The problem | Below are some records. Output the lines from the first one through the line that holds "const titleText = '<span", exactly as written, with no pictures.

Data rows |

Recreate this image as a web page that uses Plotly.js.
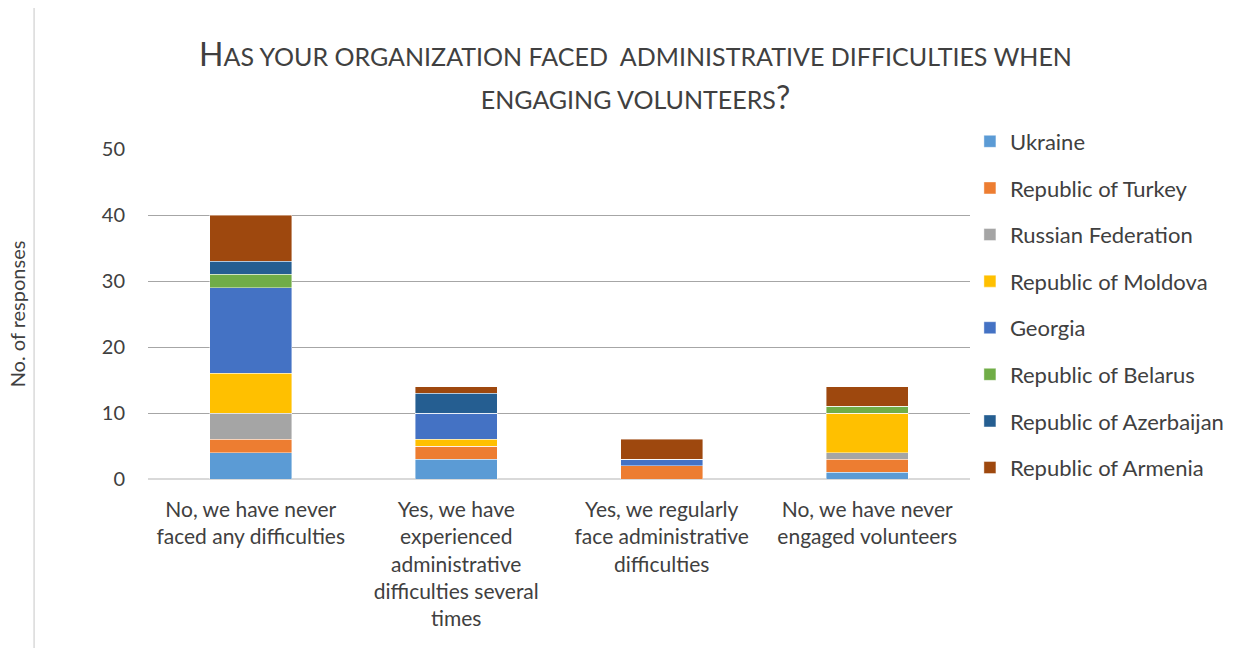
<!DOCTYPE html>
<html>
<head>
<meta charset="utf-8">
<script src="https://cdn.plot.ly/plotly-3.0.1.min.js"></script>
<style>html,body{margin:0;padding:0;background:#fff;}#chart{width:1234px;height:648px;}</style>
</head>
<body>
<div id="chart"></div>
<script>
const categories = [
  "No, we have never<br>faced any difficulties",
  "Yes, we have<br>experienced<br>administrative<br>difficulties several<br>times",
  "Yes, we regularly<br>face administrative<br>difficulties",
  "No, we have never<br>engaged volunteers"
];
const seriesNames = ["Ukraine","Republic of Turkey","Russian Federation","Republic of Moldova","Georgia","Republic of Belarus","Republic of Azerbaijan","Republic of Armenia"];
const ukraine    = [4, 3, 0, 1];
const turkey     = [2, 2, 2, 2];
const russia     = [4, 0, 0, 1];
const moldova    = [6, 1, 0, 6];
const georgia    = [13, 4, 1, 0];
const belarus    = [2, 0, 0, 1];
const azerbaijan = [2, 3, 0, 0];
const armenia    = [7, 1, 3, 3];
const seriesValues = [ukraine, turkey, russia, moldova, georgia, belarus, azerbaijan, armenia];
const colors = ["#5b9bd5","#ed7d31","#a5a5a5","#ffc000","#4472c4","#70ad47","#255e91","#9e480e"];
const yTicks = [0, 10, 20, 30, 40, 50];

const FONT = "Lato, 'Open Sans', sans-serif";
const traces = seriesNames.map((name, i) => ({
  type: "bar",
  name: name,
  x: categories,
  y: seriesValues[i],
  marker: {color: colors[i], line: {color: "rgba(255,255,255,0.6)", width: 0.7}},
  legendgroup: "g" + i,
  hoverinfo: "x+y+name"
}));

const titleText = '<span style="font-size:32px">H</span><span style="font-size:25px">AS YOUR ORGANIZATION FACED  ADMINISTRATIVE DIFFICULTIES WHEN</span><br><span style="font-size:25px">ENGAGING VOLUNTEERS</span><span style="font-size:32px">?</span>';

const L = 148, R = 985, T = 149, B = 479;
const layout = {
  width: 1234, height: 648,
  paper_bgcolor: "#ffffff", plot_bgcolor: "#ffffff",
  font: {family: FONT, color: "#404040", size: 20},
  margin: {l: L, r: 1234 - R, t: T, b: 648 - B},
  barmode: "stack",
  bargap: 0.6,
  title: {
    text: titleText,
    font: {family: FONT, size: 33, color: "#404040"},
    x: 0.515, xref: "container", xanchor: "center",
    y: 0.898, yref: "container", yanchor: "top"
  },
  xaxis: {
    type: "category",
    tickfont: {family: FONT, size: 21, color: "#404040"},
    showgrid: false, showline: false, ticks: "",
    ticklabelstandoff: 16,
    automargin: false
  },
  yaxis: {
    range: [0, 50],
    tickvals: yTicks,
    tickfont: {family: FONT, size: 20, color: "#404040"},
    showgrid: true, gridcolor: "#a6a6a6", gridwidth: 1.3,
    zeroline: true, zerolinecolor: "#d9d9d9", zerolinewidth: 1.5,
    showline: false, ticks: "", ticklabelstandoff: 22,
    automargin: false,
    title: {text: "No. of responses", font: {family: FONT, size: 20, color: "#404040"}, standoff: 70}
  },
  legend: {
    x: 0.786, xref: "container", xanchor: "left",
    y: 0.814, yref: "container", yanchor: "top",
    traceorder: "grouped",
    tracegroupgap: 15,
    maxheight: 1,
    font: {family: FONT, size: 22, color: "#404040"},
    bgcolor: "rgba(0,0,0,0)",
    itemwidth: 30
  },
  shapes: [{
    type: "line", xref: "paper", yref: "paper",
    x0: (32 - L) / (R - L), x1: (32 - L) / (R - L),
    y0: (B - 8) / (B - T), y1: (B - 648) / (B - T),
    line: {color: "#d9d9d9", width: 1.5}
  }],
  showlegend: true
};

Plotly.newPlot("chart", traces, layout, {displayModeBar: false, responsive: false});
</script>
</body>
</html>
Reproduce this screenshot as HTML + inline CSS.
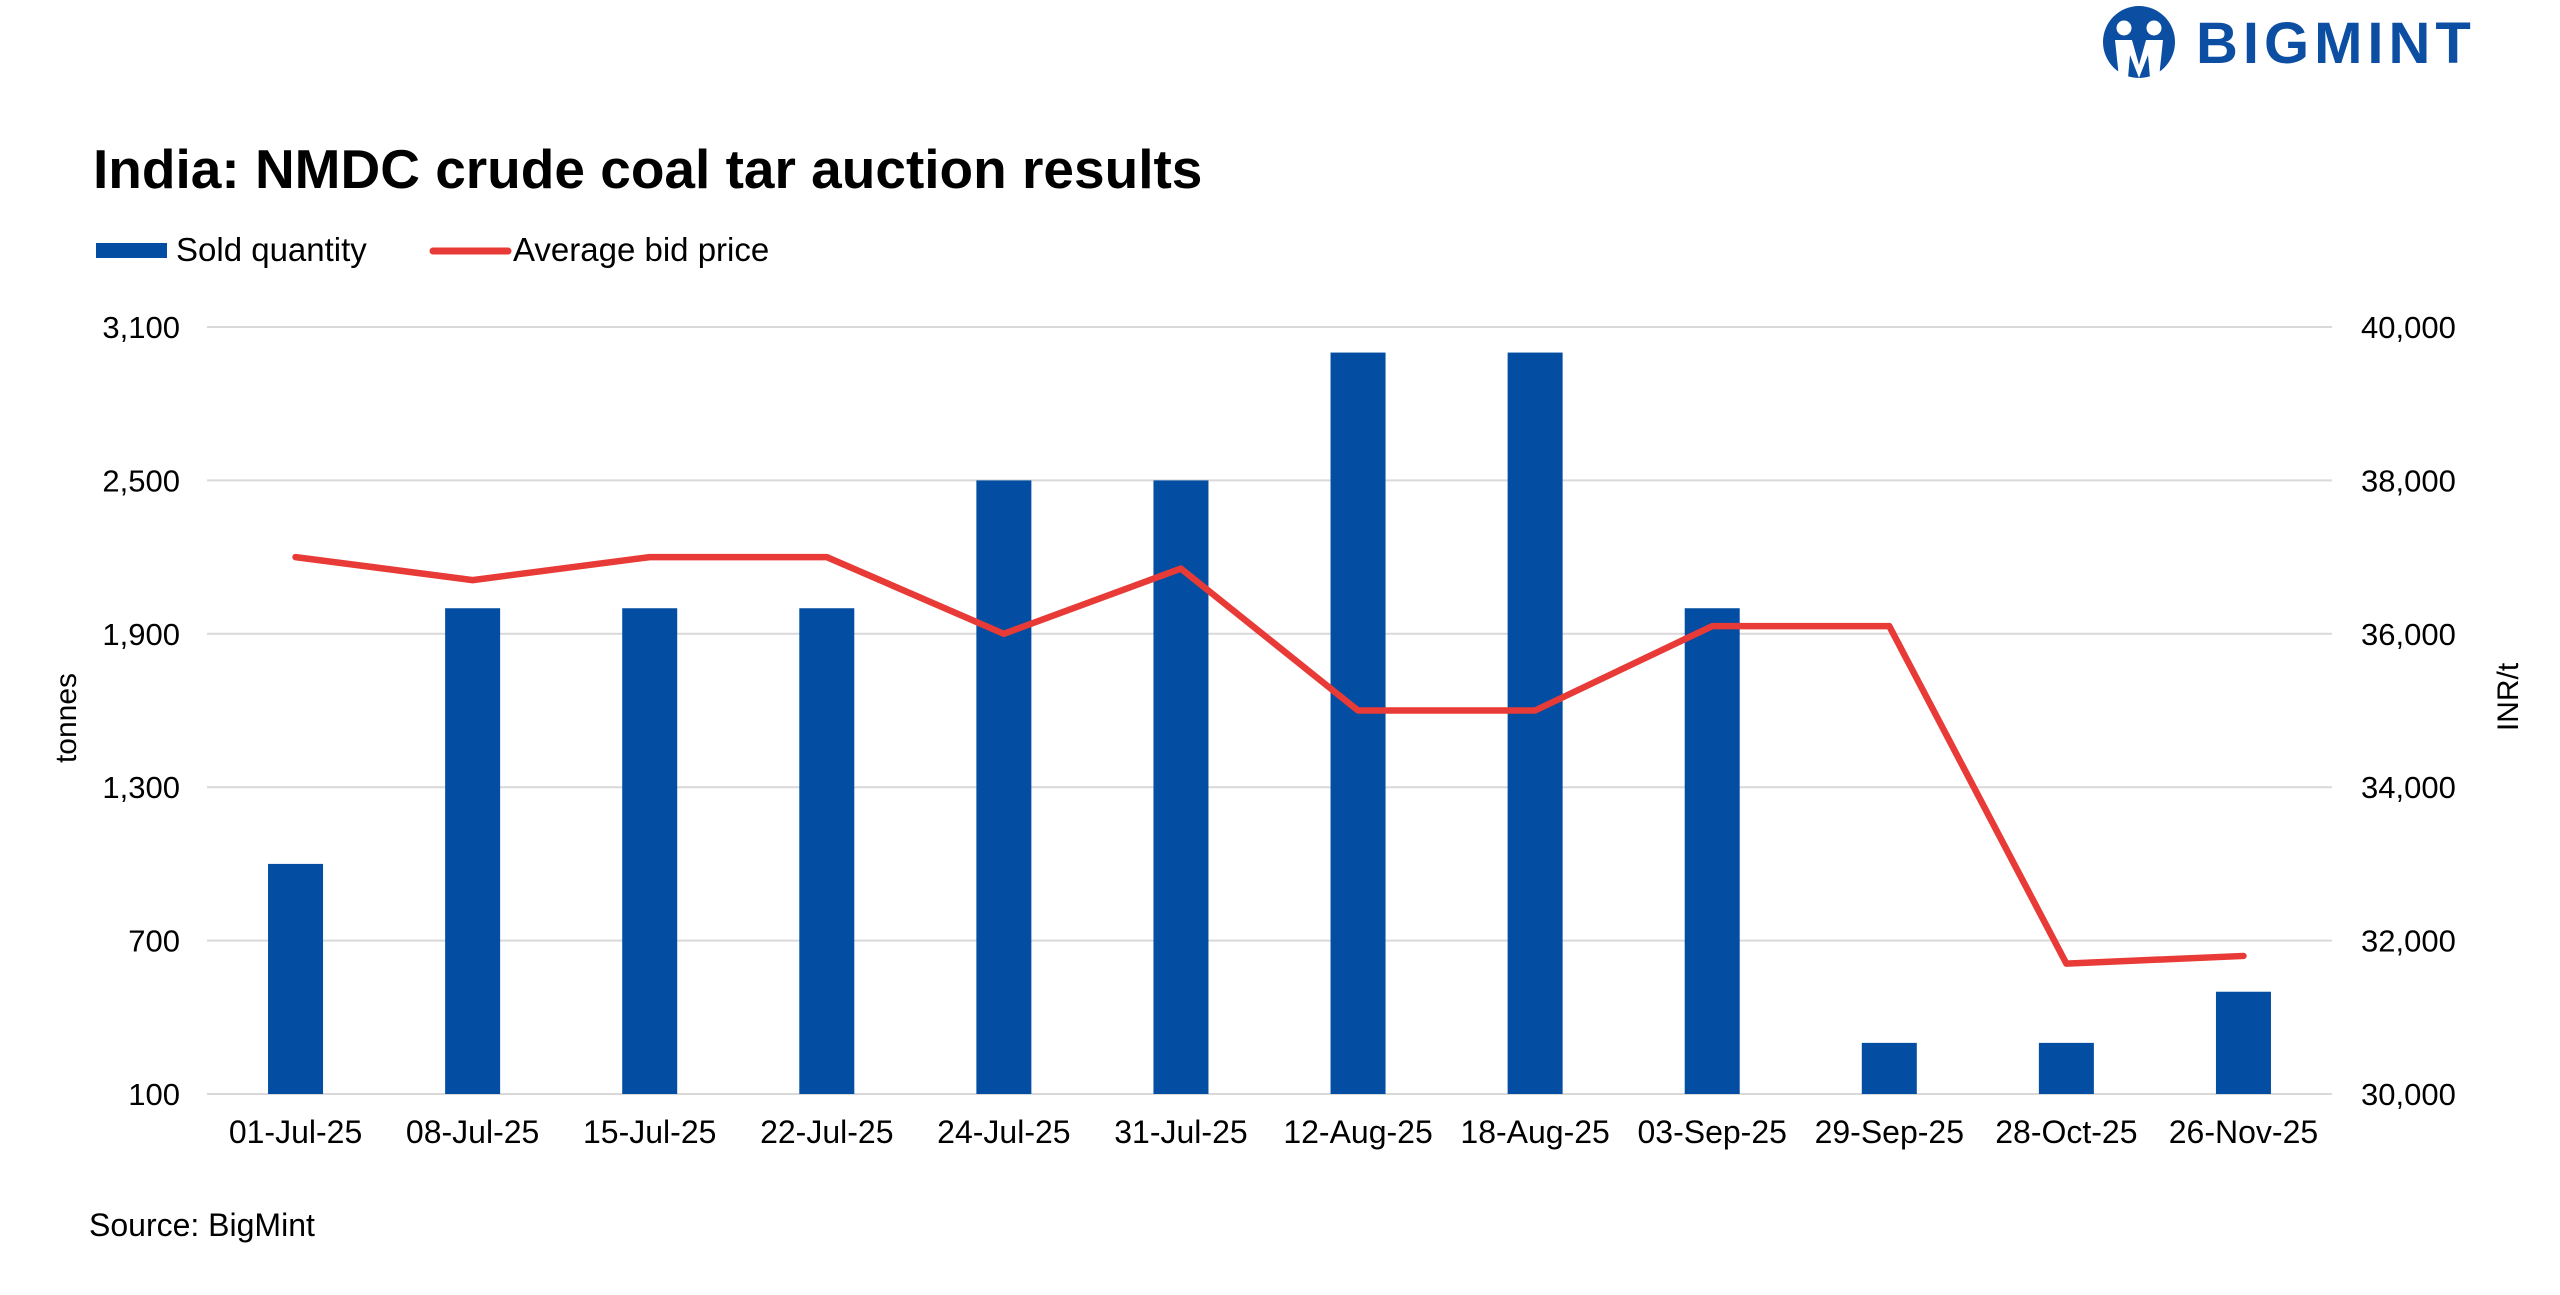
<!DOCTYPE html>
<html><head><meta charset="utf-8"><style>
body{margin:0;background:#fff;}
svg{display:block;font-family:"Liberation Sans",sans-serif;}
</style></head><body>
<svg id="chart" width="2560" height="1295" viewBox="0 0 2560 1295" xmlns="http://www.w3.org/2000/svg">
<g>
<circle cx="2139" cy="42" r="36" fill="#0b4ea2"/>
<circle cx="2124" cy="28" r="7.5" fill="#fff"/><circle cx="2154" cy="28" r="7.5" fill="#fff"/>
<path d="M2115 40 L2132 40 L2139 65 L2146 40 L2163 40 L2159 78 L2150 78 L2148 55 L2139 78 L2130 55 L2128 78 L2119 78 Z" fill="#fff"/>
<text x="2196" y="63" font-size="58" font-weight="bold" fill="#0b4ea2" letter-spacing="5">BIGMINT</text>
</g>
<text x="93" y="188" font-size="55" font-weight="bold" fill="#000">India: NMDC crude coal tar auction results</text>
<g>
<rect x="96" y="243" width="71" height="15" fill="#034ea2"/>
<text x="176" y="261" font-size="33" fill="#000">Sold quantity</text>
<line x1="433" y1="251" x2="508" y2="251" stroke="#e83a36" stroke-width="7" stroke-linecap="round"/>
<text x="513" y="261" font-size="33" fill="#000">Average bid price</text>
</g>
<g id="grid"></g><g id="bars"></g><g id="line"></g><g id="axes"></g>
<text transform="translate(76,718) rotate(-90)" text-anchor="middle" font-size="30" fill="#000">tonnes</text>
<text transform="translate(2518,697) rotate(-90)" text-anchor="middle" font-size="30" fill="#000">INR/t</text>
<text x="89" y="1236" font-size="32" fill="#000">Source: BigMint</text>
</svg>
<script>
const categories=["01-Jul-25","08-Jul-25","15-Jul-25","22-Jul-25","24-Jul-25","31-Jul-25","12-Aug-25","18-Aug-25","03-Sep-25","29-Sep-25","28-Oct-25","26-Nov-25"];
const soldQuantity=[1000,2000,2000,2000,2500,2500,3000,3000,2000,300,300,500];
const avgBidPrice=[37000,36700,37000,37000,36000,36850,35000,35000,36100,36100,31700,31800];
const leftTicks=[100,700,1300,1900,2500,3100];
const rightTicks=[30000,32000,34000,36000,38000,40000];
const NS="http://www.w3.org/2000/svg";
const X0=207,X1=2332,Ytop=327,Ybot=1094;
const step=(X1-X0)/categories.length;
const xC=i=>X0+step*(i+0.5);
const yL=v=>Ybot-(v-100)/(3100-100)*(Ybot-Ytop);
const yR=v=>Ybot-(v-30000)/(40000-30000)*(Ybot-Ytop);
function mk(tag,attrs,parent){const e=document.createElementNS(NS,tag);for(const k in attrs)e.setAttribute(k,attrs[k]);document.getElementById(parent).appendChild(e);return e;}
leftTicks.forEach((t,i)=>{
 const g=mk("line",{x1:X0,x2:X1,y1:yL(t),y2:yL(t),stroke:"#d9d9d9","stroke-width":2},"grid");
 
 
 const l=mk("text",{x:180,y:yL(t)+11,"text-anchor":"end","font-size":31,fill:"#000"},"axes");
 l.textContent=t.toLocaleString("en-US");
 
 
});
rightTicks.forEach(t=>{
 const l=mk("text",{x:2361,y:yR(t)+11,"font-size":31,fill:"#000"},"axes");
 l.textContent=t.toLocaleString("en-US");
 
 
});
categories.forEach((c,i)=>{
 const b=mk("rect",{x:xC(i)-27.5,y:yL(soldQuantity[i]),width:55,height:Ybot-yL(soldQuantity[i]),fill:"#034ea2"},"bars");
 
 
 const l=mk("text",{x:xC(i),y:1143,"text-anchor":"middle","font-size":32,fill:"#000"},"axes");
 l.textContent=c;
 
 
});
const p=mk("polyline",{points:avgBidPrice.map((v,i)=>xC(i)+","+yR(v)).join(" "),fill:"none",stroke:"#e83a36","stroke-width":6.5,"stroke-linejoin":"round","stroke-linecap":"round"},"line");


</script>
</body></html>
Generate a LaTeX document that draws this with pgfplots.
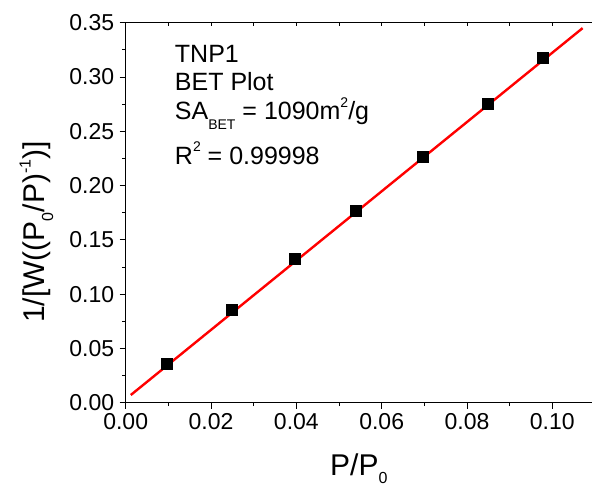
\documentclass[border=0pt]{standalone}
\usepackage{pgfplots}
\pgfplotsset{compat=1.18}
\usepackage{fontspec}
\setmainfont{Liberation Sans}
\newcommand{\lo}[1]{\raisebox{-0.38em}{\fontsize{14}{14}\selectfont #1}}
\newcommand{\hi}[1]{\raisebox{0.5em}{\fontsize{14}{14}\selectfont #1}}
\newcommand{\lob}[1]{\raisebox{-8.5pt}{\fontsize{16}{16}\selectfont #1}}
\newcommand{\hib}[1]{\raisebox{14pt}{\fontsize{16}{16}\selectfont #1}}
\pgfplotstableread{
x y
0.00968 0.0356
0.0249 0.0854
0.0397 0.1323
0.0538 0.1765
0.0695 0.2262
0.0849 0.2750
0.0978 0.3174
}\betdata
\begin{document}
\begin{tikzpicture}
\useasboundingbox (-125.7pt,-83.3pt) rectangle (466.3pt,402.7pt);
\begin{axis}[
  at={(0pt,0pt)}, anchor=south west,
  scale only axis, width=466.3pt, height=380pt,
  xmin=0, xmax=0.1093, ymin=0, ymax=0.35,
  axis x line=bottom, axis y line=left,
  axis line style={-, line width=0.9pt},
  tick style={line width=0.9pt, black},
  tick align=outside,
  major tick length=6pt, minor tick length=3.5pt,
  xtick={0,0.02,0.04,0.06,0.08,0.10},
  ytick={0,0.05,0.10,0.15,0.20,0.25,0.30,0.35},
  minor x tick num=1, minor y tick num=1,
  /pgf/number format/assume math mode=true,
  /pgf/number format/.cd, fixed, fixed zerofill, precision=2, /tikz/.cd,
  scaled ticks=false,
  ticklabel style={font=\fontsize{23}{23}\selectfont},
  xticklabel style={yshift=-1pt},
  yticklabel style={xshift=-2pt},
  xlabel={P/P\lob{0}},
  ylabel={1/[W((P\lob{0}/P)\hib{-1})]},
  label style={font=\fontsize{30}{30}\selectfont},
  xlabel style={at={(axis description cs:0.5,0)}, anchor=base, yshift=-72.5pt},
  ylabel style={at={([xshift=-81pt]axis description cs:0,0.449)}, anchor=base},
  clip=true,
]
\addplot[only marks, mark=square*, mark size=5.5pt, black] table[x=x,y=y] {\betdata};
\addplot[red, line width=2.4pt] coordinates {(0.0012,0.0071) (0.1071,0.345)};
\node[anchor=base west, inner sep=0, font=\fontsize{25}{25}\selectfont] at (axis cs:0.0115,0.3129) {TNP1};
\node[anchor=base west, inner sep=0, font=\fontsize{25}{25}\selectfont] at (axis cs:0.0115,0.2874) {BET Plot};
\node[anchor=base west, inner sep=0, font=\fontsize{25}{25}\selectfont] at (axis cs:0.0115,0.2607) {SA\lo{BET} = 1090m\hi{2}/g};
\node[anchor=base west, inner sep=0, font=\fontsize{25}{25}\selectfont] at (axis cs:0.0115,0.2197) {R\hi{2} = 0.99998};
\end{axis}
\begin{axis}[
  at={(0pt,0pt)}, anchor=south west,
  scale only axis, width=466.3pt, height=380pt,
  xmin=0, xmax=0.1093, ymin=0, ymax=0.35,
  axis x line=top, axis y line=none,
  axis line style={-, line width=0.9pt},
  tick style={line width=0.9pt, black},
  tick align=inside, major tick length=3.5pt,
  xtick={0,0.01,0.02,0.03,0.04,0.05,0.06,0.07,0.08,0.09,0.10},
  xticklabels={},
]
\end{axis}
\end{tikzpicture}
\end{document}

Finished answer |
Recreate this image as a web page that uses Plotly.js.
<!DOCTYPE html>
<html>
<head>
<meta charset="utf-8">
<script src="https://cdn.plot.ly/plotly-3.0.1.min.js"></script>
<style>html,body{margin:0;padding:0;background:#fff;}#chart{width:1234px;height:648px;}</style>
</head>
<body>
<div id="chart"></div>
<script>
const categories = [
  "No, we have never<br>faced any difficulties",
  "Yes, we have<br>experienced<br>administrative<br>difficulties several<br>times",
  "Yes, we regularly<br>face administrative<br>difficulties",
  "No, we have never<br>engaged volunteers"
];
const seriesNames = ["Ukraine","Republic of Turkey","Russian Federation","Republic of Moldova","Georgia","Republic of Belarus","Republic of Azerbaijan","Republic of Armenia"];
const ukraine    = [4, 3, 0, 1];
const turkey     = [2, 2, 2, 2];
const russia     = [4, 0, 0, 1];
const moldova    = [6, 1, 0, 6];
const georgia    = [13, 4, 1, 0];
const belarus    = [2, 0, 0, 1];
const azerbaijan = [2, 3, 0, 0];
const armenia    = [7, 1, 3, 3];
const seriesValues = [ukraine, turkey, russia, moldova, georgia, belarus, azerbaijan, armenia];
const colors = ["#5b9bd5","#ed7d31","#a5a5a5","#ffc000","#4472c4","#70ad47","#255e91","#9e480e"];
const yTicks = [0, 10, 20, 30, 40, 50];

const FONT = "Lato, 'Open Sans', sans-serif";
const traces = seriesNames.map((name, i) => ({
  type: "bar",
  name: name,
  x: categories,
  y: seriesValues[i],
  marker: {color: colors[i], line: {color: "rgba(255,255,255,0.6)", width: 0.7}},
  legendgroup: "g" + i,
  hoverinfo: "x+y+name"
}));

const titleText = '<span style="font-size:32px">H</span><span style="font-size:25px">AS YOUR ORGANIZATION FACED  ADMINISTRATIVE DIFFICULTIES WHEN</span><br><span style="font-size:25px">ENGAGING VOLUNTEERS</span><span style="font-size:32px">?</span>';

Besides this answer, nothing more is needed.